Gordon and his team also made their own version of a Maine Peapod, a boat that dates back to the late 1860s, as well as an 1840s-era Sabot, a boat that can either be rowed, sailed or powered by a motor. All three of the boats are being sold in Guideboat’s shop and on its (soon-to-debut) online store.

To do Guideboat right, Gordon says he didn’t simply want to sell boats, but to build a retail environment around them.

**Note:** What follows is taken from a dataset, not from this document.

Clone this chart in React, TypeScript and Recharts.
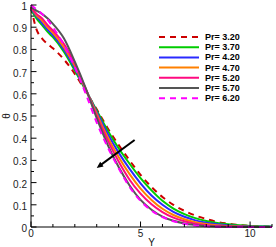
import React from 'react';
import { LineChart, Line, XAxis, YAxis, Legend, ReferenceLine } from 'recharts';

const Y_VALUES = [0, 0.25, 0.5, 0.75, 1, 1.5, 2, 2.5, 3, 3.5, 4, 4.5, 5, 5.5, 6, 6.5, 7, 7.5, 8, 8.5, 9, 9.5, 10, 10.5, 11];

const PR_320 = [0.99, 0.89, 0.85, 0.825, 0.805, 0.755, 0.69, 0.61, 0.53, 0.445, 0.37, 0.3, 0.235, 0.18, 0.135, 0.1, 0.073, 0.052, 0.036, 0.023, 0.015, 0.009, 0.005, 0.003, 0.002];
const PR_370 = [0.98, 0.94, 0.91, 0.88, 0.855, 0.79, 0.705, 0.615, 0.525, 0.435, 0.355, 0.285, 0.22, 0.165, 0.118, 0.083, 0.058, 0.04, 0.027, 0.018, 0.012, 0.008, 0.005, 0.003, 0.002];
const PR_420 = [0.985, 0.95, 0.92, 0.89, 0.865, 0.8, 0.715, 0.618, 0.518, 0.42, 0.335, 0.262, 0.197, 0.142, 0.1, 0.068, 0.046, 0.03, 0.019, 0.012, 0.007, 0.004, 0.002, 0.001, 0.001];
const PR_470 = [0.99, 0.955, 0.93, 0.9, 0.875, 0.81, 0.725, 0.62, 0.51, 0.405, 0.315, 0.238, 0.173, 0.122, 0.082, 0.054, 0.035, 0.022, 0.013, 0.008, 0.004, 0.002, 0.001, 0, 0];
const PR_520 = [0.99, 0.96, 0.94, 0.91, 0.885, 0.825, 0.735, 0.622, 0.5, 0.39, 0.295, 0.213, 0.15, 0.102, 0.067, 0.042, 0.026, 0.015, 0.008, 0.004, 0.002, 0.001, 0, 0, 0];
const PR_570 = [0.99, 0.975, 0.96, 0.94, 0.915, 0.85, 0.745, 0.625, 0.49, 0.37, 0.27, 0.187, 0.122, 0.078, 0.047, 0.028, 0.016, 0.009, 0.004, 0.002, 0.001, 0, 0, 0, 0];
const PR_620 = [1.0, 0.98, 0.96, 0.935, 0.9, 0.82, 0.72, 0.6, 0.47, 0.36, 0.265, 0.18, 0.118, 0.074, 0.045, 0.026, 0.014, 0.007, 0.003, 0.001, 0, 0, 0, 0, 0];

const SERIES = [
  { key: 'p320', name: 'Pr= 3.20', values: PR_320, color: '#cc0000', dash: '6 5' },
  { key: 'p370', name: 'Pr= 3.70', values: PR_370, color: '#00cc00', dash: undefined },
  { key: 'p420', name: 'Pr= 4.20', values: PR_420, color: '#2a2aff', dash: undefined },
  { key: 'p470', name: 'Pr= 4.70', values: PR_470, color: '#ff8000', dash: undefined },
  { key: 'p520', name: 'Pr= 5.20', values: PR_520, color: '#ff0a80', dash: undefined },
  { key: 'p570', name: 'Pr= 5.70', values: PR_570, color: '#555555', dash: undefined },
  { key: 'p620', name: 'Pr= 6.20', values: PR_620, color: '#ff00ff', dash: '6 5' },
];

const X_TICKS = [0, 1, 2, 3, 4, 5, 6, 7, 8, 9, 10, 11];
const X_LABELS = [0, 5, 10];
const Y_TICKS = [0, 0.05, 0.1, 0.15, 0.2, 0.25, 0.3, 0.35, 0.4, 0.45, 0.5, 0.55, 0.6, 0.65, 0.7, 0.75, 0.8, 0.85, 0.9, 0.95, 1];
const Y_LABELS = ['0', '0.1', '0.2', '0.3', '0.4', '0.5', '0.6', '0.7', '0.8', '0.9', '1'];

const ARROW_FROM = { x: 4.73, y: 0.392 };
const ARROW_TO = { x: 3.0, y: 0.266 };

const data = Y_VALUES.map((y, i) => {
  const row: any = { y };
  SERIES.forEach((s) => { row[s.key] = s.values[i]; });
  return row;
});

const XM = 3;
const YM = 4;
const MAJOR = 5.5;
const MINOR = 3;
const TEXT = '#222';

const isYLabel = (v: number) => Y_LABELS.includes(String(Math.round(v * 100) / 100));

const BottomTick = (p: any) => {
  const { x, y, payload } = p;
  const major = X_LABELS.includes(payload.value);
  const ay = y - XM;
  return (
    <g>
      <line x1={x} x2={x} y1={ay} y2={ay - (major ? MAJOR : MINOR)} stroke="#000" />
      {major && (
        <text x={x} y={y} dy="0.71em" textAnchor="middle" fontSize={10} fill={TEXT}>{payload.value}</text>
      )}
    </g>
  );
};

const TopTick = (p: any) => {
  const { x, y, payload } = p;
  const major = X_LABELS.includes(payload.value);
  const ay = y + XM;
  return <line x1={x} x2={x} y1={ay} y2={ay + (major ? MAJOR : MINOR)} stroke="#000" />;
};

const LeftTick = (p: any) => {
  const { x, y, payload } = p;
  const major = isYLabel(payload.value);
  const ax = x + YM;
  return (
    <g>
      <line x1={ax} x2={ax + (major ? MAJOR : MINOR)} y1={y} y2={y} stroke="#000" />
      {major && (
        <text x={x} y={y} dy="0.5em" textAnchor="end" fontSize={10} fill={TEXT}>{String(Math.round(payload.value * 100) / 100)}</text>
      )}
    </g>
  );
};

const RightTick = (p: any) => {
  const { x, y, payload } = p;
  const major = isYLabel(payload.value);
  const ax = x - YM;
  return <line x1={ax} x2={ax - (major ? MAJOR : MINOR)} y1={y} y2={y} stroke="#000" />;
};

const ArrowShape = (p: any) => {
  const { x1, y1, x2, y2 } = p;
  if ([x1, y1, x2, y2].some((v) => typeof v !== 'number')) return null;
  const ang = Math.atan2(y2 - y1, x2 - x1);
  const L = 7;
  const a = 0.42;
  const hx1 = x2 - L * Math.cos(ang - a);
  const hy1 = y2 - L * Math.sin(ang - a);
  const hx2 = x2 - L * Math.cos(ang + a);
  const hy2 = y2 - L * Math.sin(ang + a);
  return (
    <g>
      <line x1={x1} y1={y1} x2={x2 - 3 * Math.cos(ang)} y2={y2 - 3 * Math.sin(ang)} stroke="#000" strokeWidth={2} />
      <polygon points={`${x2},${y2} ${hx1},${hy1} ${hx2},${hy2}`} fill="#000" />
    </g>
  );
};

const ThetaLabel = (p: any) => {
  const vb = p.viewBox || { x: 0, y: 0, width: 0, height: 0 };
  const cx = vb.x + 6;
  const cy = vb.y + vb.height / 2;
  return (
    <text x={cx} y={cy} transform={`rotate(-90, ${cx}, ${cy})`} textAnchor="middle" dominantBaseline="central" fontSize={10} fill={TEXT}>θ</text>
  );
};

const LegendContent = () => (
  <svg width={100} height={75} style={{ display: 'block' }}>
    {SERIES.map((s, i) => {
      const cy = 6 + i * 10.2;
      return (
        <g key={s.key}>
          <line x1={2} x2={42} y1={cy} y2={cy} stroke={s.color} strokeWidth={2} strokeDasharray={s.dash} />
          <text x={48} y={cy} dominantBaseline="central" fontSize={9} fontWeight="bold" fill="#000">{s.name}</text>
        </g>
      );
    })}
  </svg>
);

export default function App() {
  return (
    <div style={{ position: 'absolute', left: 0, top: 0, width: 276, height: 247, background: '#fff', fontFamily: 'Arial, "Liberation Sans", sans-serif' }}>
      <LineChart width={276} height={247} data={data} margin={{ top: 5, right: 4, bottom: 0, left: 0 }} style={{ fontFamily: 'Arial, "Liberation Sans", sans-serif' }}>
        <XAxis dataKey="y" type="number" domain={[0, 11]} ticks={X_TICKS} interval={0} height={20} tickSize={0} tickMargin={XM} tickLine={false} axisLine={{ stroke: '#000' }} tick={<BottomTick />}
          label={{ value: 'Y', position: 'insideBottom', offset: 1, fontSize: 10, fill: '#111' }} />
        <XAxis xAxisId="top" orientation="top" dataKey="y" type="number" domain={[0, 11]} ticks={X_TICKS} interval={0} height={0} tickSize={0} tickMargin={XM} tickLine={false} axisLine={{ stroke: '#000' }} tick={<TopTick />} />
        <YAxis type="number" domain={[0, 1]} ticks={Y_TICKS} interval={0} width={31} tickSize={0} tickMargin={YM} tickLine={false} axisLine={{ stroke: '#000' }} tick={<LeftTick />}
          label={<ThetaLabel />} />
        <YAxis yAxisId="right" orientation="right" type="number" domain={[0, 1]} ticks={Y_TICKS} interval={0} width={0} tickSize={0} tickMargin={YM} tickLine={false} axisLine={{ stroke: '#000' }} tick={<RightTick />} />
        {SERIES.map((s) => (
          <Line key={s.key} type="monotone" dataKey={s.key} name={s.name} stroke={s.color} strokeWidth={2} strokeDasharray={s.dash} dot={false} isAnimationActive={false} />
        ))}
        <ReferenceLine segment={[ARROW_FROM, ARROW_TO]} ifOverflow="visible" shape={<ArrowShape />} />
        <Legend layout="horizontal" verticalAlign="middle" align="center" content={<LegendContent />}
          wrapperStyle={{ position: 'absolute', left: 157, top: 31, width: 100, height: 75 }} />
      </LineChart>
    </div>
  );
}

That is, to create an experience wholly immersed in the Adirondack culture that inspired him.

“I decided to surround the boats with men’s and women’s apparel and accessories and took the kind of approach I did with Restoration Hardware,” he says. “Not everyone would want to buy a boat, but the boats are the center of the business - it’s not like Orbis hanging a canoe in their retail shop.”

More than 90 percent of Guideboat’s nearly 1,200 products were manufactured in the U.S. or Europe, according to Gordon, in an effort to maintain the products' ties to their place of origin. “If a hunting jacket came from France, that’s where our hunting jacket is made,” he says.

As Gordon and his team built Guideboat from scratch, his relationship with Matt Mathews evolved from landlord-tenant to partners. As Mathews dug into his efforts to retrofit and renovate the buildings on the 121-year-old property, he leaned on Gordon for the design of the interior spaces. The result in the mercantile building is a space that feels significantly larger and brighter than its predecessor, Mathews says.

“This whole thing has worked out really well,” he says.

The Mathews family’s renovation of the property they bought a year ago continues, and Mathews eventually must go to City Hall with a Planned Unit Development (PUD) application if he hopes to ink a deal with any non-retail tenants such as a restaurant or a café.

For now, Gordon says he’s thrilled with the results of their collaboration to date, and he hopes the community flocks to the transformation of the Mill Valley Lumber Yard. He says his instincts say that people will be drawn to a new business focused squarely on the boats, culture and apparel he’s been so inspired by his whole life.

“I trust my gut,” he says.

The 411: Guideboat Co. is located at 129 Miller Ave. in the mercantile building at the northeast corner of the property.